Its always nice to see sanity prevail over headline grabbing drama.
http://arstechnica.com/news.ars/post/20080318-israel-rebukes-us-our-copyright-laws-are-fine-thanks.htmlIsrael wants the US government to know that it won't implement laws banning the circumvention of DRM and it won't rewrite its ISP safe harbor rules; furthermore, neither of these issues should have any effect on trade relations between the two countries.
The Israeli filing (PDF) made to the US Trade Representative comes a month after the International Intellectual Property Alliance called out numerous countries around the world for not living up to the IIPA's vision of the ideal copyright enforcement regime. Canada came in for a thorough trouncing, and Israel was also subject to criticism that it wasn't doing enough on copyright.

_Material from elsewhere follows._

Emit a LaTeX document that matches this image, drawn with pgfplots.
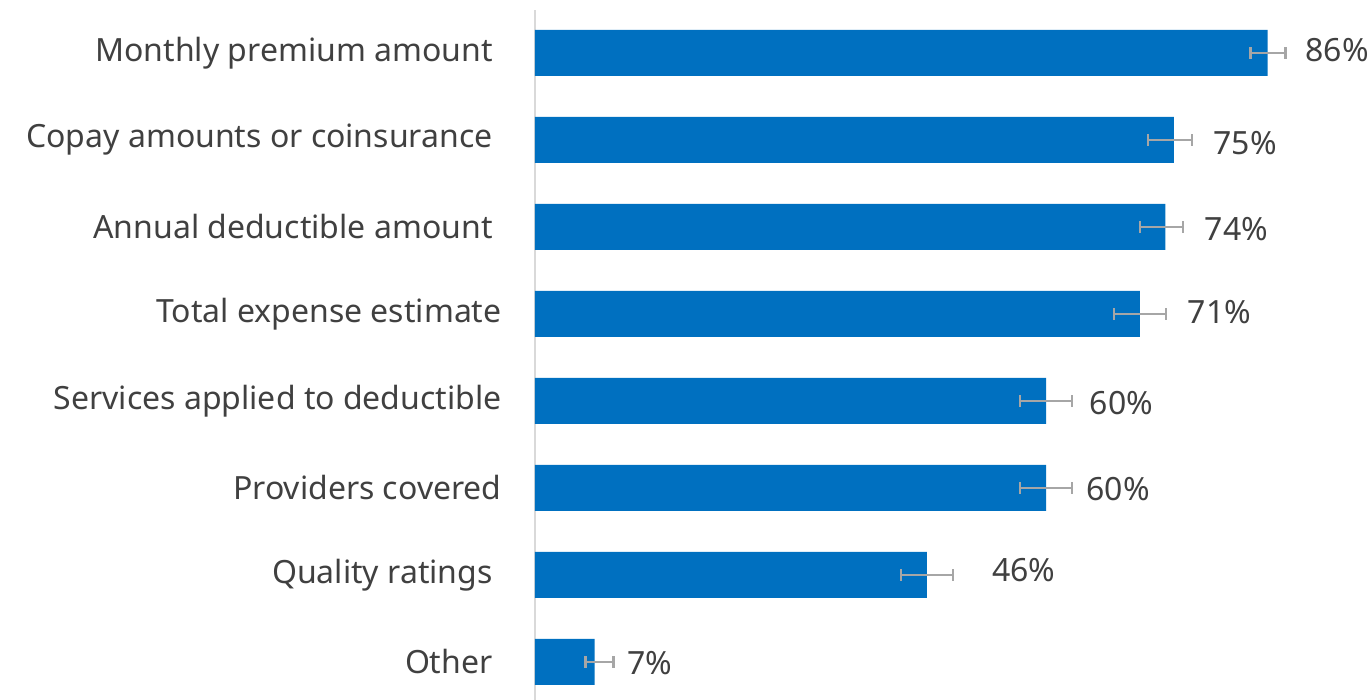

The IIPA's comments were made as part of its "Special 301" report to the US Trade Representative. Private groups like the IIPA submit reports to the US government, which eventually decides whether to place other countries on watch lists or apply trade penalties. Israel has no intention of remaining on its current watch list, and the filing has an irritated tone to it.
The reason for the irritation is that Israel thinks it has done plenty to help copyright owners. In 2007, it overhauled its copyright law, increasing the maximum statutory damages that can be collected for infringement five-fold. In addition, Israel added a "making available" right and clarified that a copyright owners' right of reproduction includes even temporary copies.
Those Israeli laws look reasonable to me
Lets be honest folks a wish list should remain just that. something to aspire to but not something particularly possible, when countries who believe they have struck a fair balance between all stakeholders in the P2P/copyright arena come under criticism from those who have used bribery, trickery, and plain bullying to acheive an unfair legal monopoly you have to look squarely at those ppl for their own activities rather than merely follow the direction of a pointing finger.